[ih] The web as wind and whirlwind? (was Re: History from 1960s to 2025)
Karl Auerbach
karl at iwl.com
Sat Dec 20 16:25:22 PST 2025
I was one of the few members of the intellectual property bar during the
pre-web life of the net who was aware of the developing world of
networking. (When I was offered a position in the chief counsel's
office of NTIA in 1978 I was one of the two people there who had a clue
about packet switching based networking [but my focus back then was on
privacy and data linking.])
If my memory is to be trusted, I did not hear much at gatherings of IP
lawyers about the evolving internet or domain names until the world wide
web came along.
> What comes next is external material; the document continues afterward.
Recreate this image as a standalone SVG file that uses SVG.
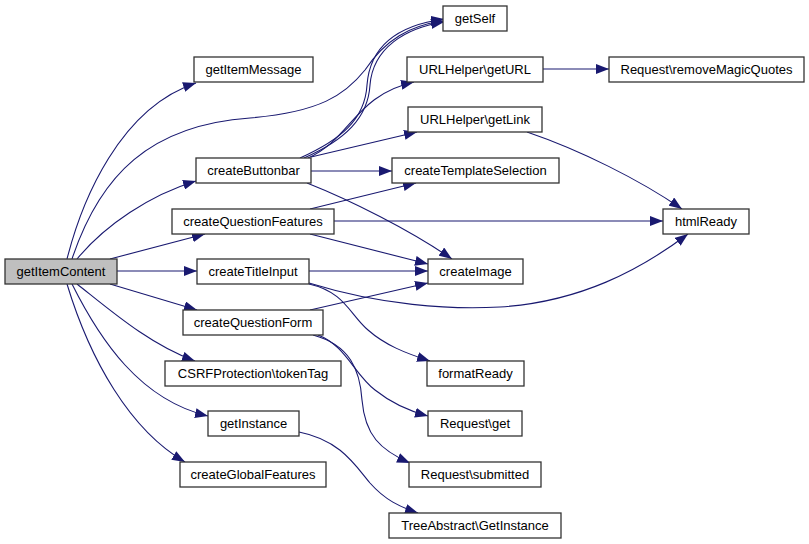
<svg xmlns="http://www.w3.org/2000/svg" width="809" height="544" viewBox="0 0 809 544">
<style>
.n rect{fill:#ffffff;stroke:#333333;stroke-width:1.3}
.n.root rect{fill:#bfbfbf}
.n text{font-family:"Liberation Sans",Arial,sans-serif;font-size:13px;fill:#000000;text-anchor:middle}
.e path{fill:none;stroke:#191970;stroke-width:1.1;marker-end:url(#ah)}
</style>
<defs>
<marker id="ah" markerUnits="userSpaceOnUse" markerWidth="14" markerHeight="10" refX="13" refY="5" orient="auto">
<path d="M0,0 L13,5 L0,10 z" fill="#191970"/>
</marker>
</defs>
<rect width="809" height="544" fill="#ffffff"/>
<g id="connectors" class="e">
<path d="M67,259 C82,200 120,108 196,83"/>
<path d="M72,259 C100,175 150,125 250,118 C320,112 345,95 365,70 C385,40 410,25 444,21"/>
<path d="M300,158 C340,140 365,120 367,85 C370,45 400,25 444,19"/>
<path d="M304,158 C345,140 368,118 370,85 C373,48 405,28 444,22"/>
<path d="M308,158 C350,140 355,95 414,82"/>
<path d="M311,157 L417,132"/>
<path d="M311,171 L392,171"/>
<path d="M307,183 C350,200 410,230 452,259"/>
<path d="M310,209 L416,183"/>
<path d="M334,221 L663,221"/>
<path d="M310,234 L428,264"/>
<path d="M77,259 C105,225 150,195 196,181"/>
<path d="M110,259 L205,234"/>
<path d="M117,271 L197,271"/>
<path d="M110,284 L197,310"/>
<path d="M77,284 C110,310 150,345 195,361"/>
<path d="M72,284 C100,340 140,400 208,416"/>
<path d="M67,284 C90,360 130,430 185,462"/>
<path d="M309,271 L428,271"/>
<path d="M309,283 C380,305 450,310 500,307 C580,302 640,270 688,234"/>
<path d="M309,284 C345,292 350,315 368,330 C385,345 405,353 430,361"/>
<path d="M310,310 L428,283"/>
<path d="M318,335 C345,345 355,375 375,390 C390,402 405,410 428,416"/>
<path d="M313,335 C350,345 360,370 362,400 C365,435 380,450 410,463"/>
<path d="M299,432 C340,440 355,465 370,483 C385,500 400,507 418,513"/>
<path d="M543,69 L609,69"/>
<path d="M527,132 C580,150 640,180 682,209"/>
</g>
<g id="getItemContent" class="n root"><rect x="5" y="259" width="112" height="25"/><text x="61" y="276">getItemContent</text></g>
<g id="getItemMessage" class="n"><rect x="194" y="57" width="119" height="25"/><text x="253.5" y="74">getItemMessage</text></g>
<g id="createButtonbar" class="n"><rect x="196" y="158" width="115" height="25"/><text x="253.5" y="175">createButtonbar</text></g>
<g id="createQuestionFeatures" class="n"><rect x="172" y="209" width="162" height="25"/><text x="253" y="226">createQuestionFeatures</text></g>
<g id="createTitleInput" class="n"><rect x="197" y="259" width="112" height="25"/><text x="253" y="276">createTitleInput</text></g>
<g id="createQuestionForm" class="n"><rect x="183" y="310" width="140" height="25"/><text x="253" y="327">createQuestionForm</text></g>
<g id="CSRFProtection_tokenTag" class="n"><rect x="165" y="361" width="176" height="25"/><text x="253" y="378">CSRFProtection\tokenTag</text></g>
<g id="getInstance" class="n"><rect x="208" y="411" width="91" height="25"/><text x="253.5" y="428">getInstance</text></g>
<g id="createGlobalFeatures" class="n"><rect x="180" y="462" width="146" height="25"/><text x="253" y="479">createGlobalFeatures</text></g>
<g id="getSelf" class="n"><rect x="443" y="6" width="64" height="25"/><text x="475" y="23">getSelf</text></g>
<g id="URLHelper_getURL" class="n"><rect x="407" y="57" width="136" height="25"/><text x="475" y="74">URLHelper\getURL</text></g>
<g id="Request_removeMagicQuotes" class="n"><rect x="609" y="57" width="195" height="25"/><text x="706.5" y="74">Request\removeMagicQuotes</text></g>
<g id="URLHelper_getLink" class="n"><rect x="408" y="107" width="134" height="25"/><text x="475" y="124">URLHelper\getLink</text></g>
<g id="createTemplateSelection" class="n"><rect x="392" y="158" width="167" height="25"/><text x="475.5" y="175">createTemplateSelection</text></g>
<g id="htmlReady" class="n"><rect x="663" y="209" width="86" height="25"/><text x="706" y="226">htmlReady</text></g>
<g id="createImage" class="n"><rect x="428" y="259" width="95" height="25"/><text x="475.5" y="276">createImage</text></g>
<g id="formatReady" class="n"><rect x="427" y="361" width="97" height="25"/><text x="475.5" y="378">formatReady</text></g>
<g id="Request_get" class="n"><rect x="428" y="411" width="94" height="25"/><text x="475" y="428">Request\get</text></g>
<g id="Request_submitted" class="n"><rect x="409" y="462" width="132" height="25"/><text x="475" y="479">Request\submitted</text></g>
<g id="TreeAbstract_GetInstance" class="n"><rect x="389" y="513" width="172" height="25"/><text x="475" y="530">TreeAbstract\GetInstance</text></g>
</svg>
After that the floodgates of client cash to "do
something to protect us" began to open.)
--karl--
On 12/19/25 11:23 AM, Andrew Sullivan via Internet-history wrote:
> On Fri, Dec 19, 2025 at 04:44:51AM -0500, Dave Crocker via
> Internet-history wrote:
>
>> My impression was that, since the issue is with domain names' ability
>> to have real-world semantic, the trademark concern surfaces with
>> /any/ use of domain names. The web certainly exacerbated concerns,
>> but it didn't create them.
>
> I don't think I said it created them; just that it encouraged those
> concerns. The point is that, with the exception of the dim recesses
> of the trademark enforcement divisions of Disney's firm and perhaps a
> few others, nobody would have noticed domain names except for their
> centrality in an important bit of user interface.